Обладатель великой нелепости

22
18
20
22
24
26
28
30

– ПРЕКРАТИТЕ!..

Помощники крепко удерживали руки и ноги. Он начал извиваться, но силы быстро оставили его – страх парализовал, а боль в животе выросла до размеров вселенной.

– Нее-е… – его голос неожиданно сорвался.

Добрый Доктор продолжал вдавливать его голову в подушку. Герман увидел, как вторая рука врача метнулась в правый карман халата и через секунду зависла над ним, сжимая огромный сверкающий скальпель.

Скальпель резко опустился вниз у самой головы Германа, вспоров подушку с глухим чмокающим звуком. Лезвие зацепило ухо, и в нем сразу стало тепло и сыро.

– Тебе уже стало спокойнее? В следующий раз я отрежу его совсем и не стану пришивать… – просипел Добрый Доктор.
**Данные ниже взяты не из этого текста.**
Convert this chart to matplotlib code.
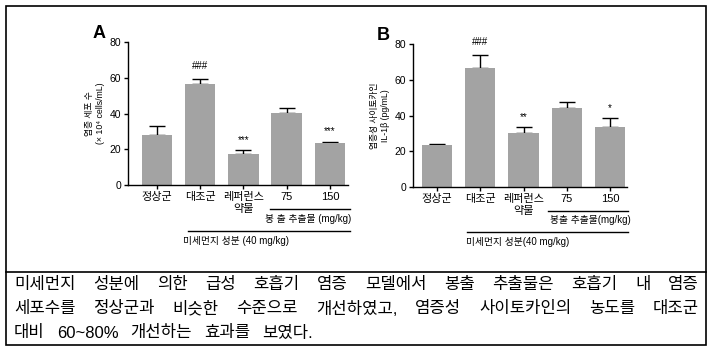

Врач приблизил лицо к Герману и глянул в упор. Его глаза стали быстро меняться, – они стали как линзы фотообъектива – выпуклые и безжизненные, мертвые стекляшки. В их глубине пульсировали, сужаясь и расширяясь, черные, как провалы в Бездну, зрачки-диафрагмы.

(ЩЕЛК!)

– Начинайте! – приказал Помощникам Добрый Доктор; его голос зазвенел долгим эхом, многократно отразившись от стен палаты.

Сбоку к Герману стало приближаться что-то длинное и блестящее с узким острым концом, с которого свисала вязкая коричневая капля.

– Стойте! ЧЬЯ ЭТО КРОВЬ?!

Рядом (со стены) раздался громкий собачий лай…

– ЧЬЯ ЭТО КРОВЬ?!

Гигантская игла с мучительной болью разорвала вену…

Герман проснулся от собственного крика.

* * *

Сквозь шторы пробивался утренний свет. Герман сел на кровати и посмотрел на часы: восемь. Отер ладонью мокрый от пота лоб и отправился в ванную, чтобы сделать как минимум две вещи: во-первых, проверить, насколько он изменился за ночь (в ванной висело большое, почти во весь рост зеркало); во-вторых, умыться, чтобы холодная вода окончательно прогнала видения из кошмара.

Впрочем, еще на пути в ванную Герман с содроганием отметил, что часть волос осталась на подушке, тело одряхлело сильнее, а мышцы заметно ослабли и уменьшились в объеме – вирус не спал этой ночью, продолжая наносить разрушения, как червь точит дерево. Как тысячи огромных прожорливых червей.

С самым мрачным предчувствием Герман подошел к большому зеркалу.

Первое, что бросилось в глаза, он стал на пять-семь сантиметров ниже; еще вчера макушка головы (с того расстояния, откуда он обычно смотрелся в это зеркало) немного не умещалась в верхнюю границу, сейчас же – оставалось еще достаточно свободного пространства, чтобы поместиться небольшим рожкам. На лице проявилось больше морщин, волосы поредели (как того и следовало ожидать, если вспомнить подушку) – местами просвечивались островки залысин.

В общем, парня, которого увидел Герман в зеркале, рановато было еще отнести к ровесникам Тутанхамона, но и на моложавого пятидесятипятилетнего дядю он явно уже не тянул. Скорее, это был мужчина под семьдесят.